En 1988, Nochlin mettait en lien la question de la place des femmes dans le monde de l’art avec le problème plus vaste de l’idéologie: «N’oublions pas qu’une des fonctions les plus importantes de l’idéologie consiste à jeter un voile sur les relations de pouvoir ouvertes qui prévalent dans la société à un moment historique donné et à les faire passer pour des éléments constitutifs de l’ordre des choses naturel, éternel.

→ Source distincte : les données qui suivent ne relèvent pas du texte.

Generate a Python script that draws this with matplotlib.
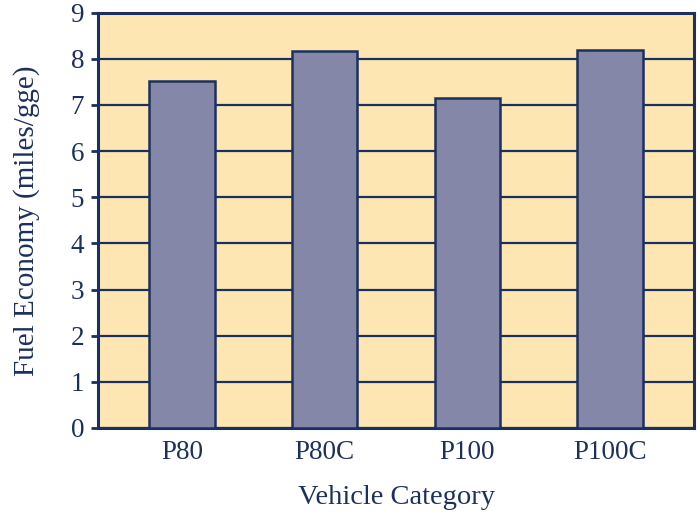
import matplotlib
matplotlib.use("Agg")
import matplotlib.pyplot as plt
import numpy as np

# donnees
categories = ["P80", "P80C", "P100", "P100C"]
fuel_economy = [7.53, 8.18, 7.15, 8.20]
yticks = [0, 1, 2, 3, 4, 5, 6, 7, 8, 9]

navy = "#1c305f"
bg = "#fde6b2"
bar_col = "#8487a8"

plt.rcParams['font.family'] = ['Liberation Serif', 'DejaVu Serif']

fig = plt.figure(figsize=(6.97, 5.12), dpi=100)
ax = fig.add_axes([0.1406, 0.1641, 0.8551, 0.8111])
ax.set_facecolor(bg)

x = np.arange(len(categories))
ax.yaxis.grid(True, color=navy, linewidth=1.6)
ax.set_axisbelow(True)
ax.bar(x, fuel_economy, width=0.46, color=bar_col, edgecolor=navy, linewidth=1.8, zorder=3)

ax.set_xlim(-0.587, 3.587)
ax.set_ylim(0, 9)
ax.set_yticks(yticks)
ax.set_xticks(x)
ax.set_xticklabels(categories)

for s in ax.spines.values():
    s.set_color(navy)
    s.set_linewidth(2.2)

ax.tick_params(axis="y", length=5, width=2, color=navy, labelcolor=navy, labelsize=19.5, pad=5)
ax.tick_params(axis="x", length=0, labelcolor=navy, labelsize=19.5, pad=9)

ax.set_xlabel("Vehicle Category", color=navy, fontsize=20.5, labelpad=14)
ax.set_ylabel("Fuel Economy (miles/gge)", color=navy, fontsize=21, labelpad=22)

fig.savefig("out.png", dpi=100)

N’oublions pas non plus que le pouvoir symbolique est invisible et ne peut s’exercer qu’avec la complicité de ceux qui ne le reconnaissent pas pour ce qu’il est, qui s’y soumettent, ou qui le détiennent.»
HORS DE LA TOUR D’IVOIRE
Par ses déclarations, Baselitz laisse entendre qu’il ne reconnaît nullement l’existence de ces relations de pouvoir (elles relèvent pour lui de quelque chose de «naturel, éternel»). Par ses peintures, qu’il s’en contrefiche: son énergie est tout entière tournée vers un projet pictural. «Quand on fait des tableaux, écrivait-il récemment dans l’entretien publié dans le catalogue de son exposition à la Fondation Beyeler, il n’y a aucun rapport de dialogue avec le monde alentour. C’est une chose qui a lieu dans d’autres parties du cerveau […] En tant qu’artiste, je ne suis pas en mesure de travailler en termes de discours, de questions et de réponses.»
Le monde de l’art a changé, non parce qu’il serait devenu enfin parfaitement égalitaire et inclusif, mais parce qu’on y attend désormais des artistes qu’ils sortent de leur tour d’ivoire pour mettre leur subjectivité au service de causes collectives, ou que leur travail serve à renverser les relations de pouvoir, plutôt qu’à les asseoir ou à les rendre invisibles (ce qui revient au même). S’il est difficile de se prononcer sur la nature progressiste ou politiquement correcte d’un tel phénomène, il n’en reste pas moins que c’est un fait.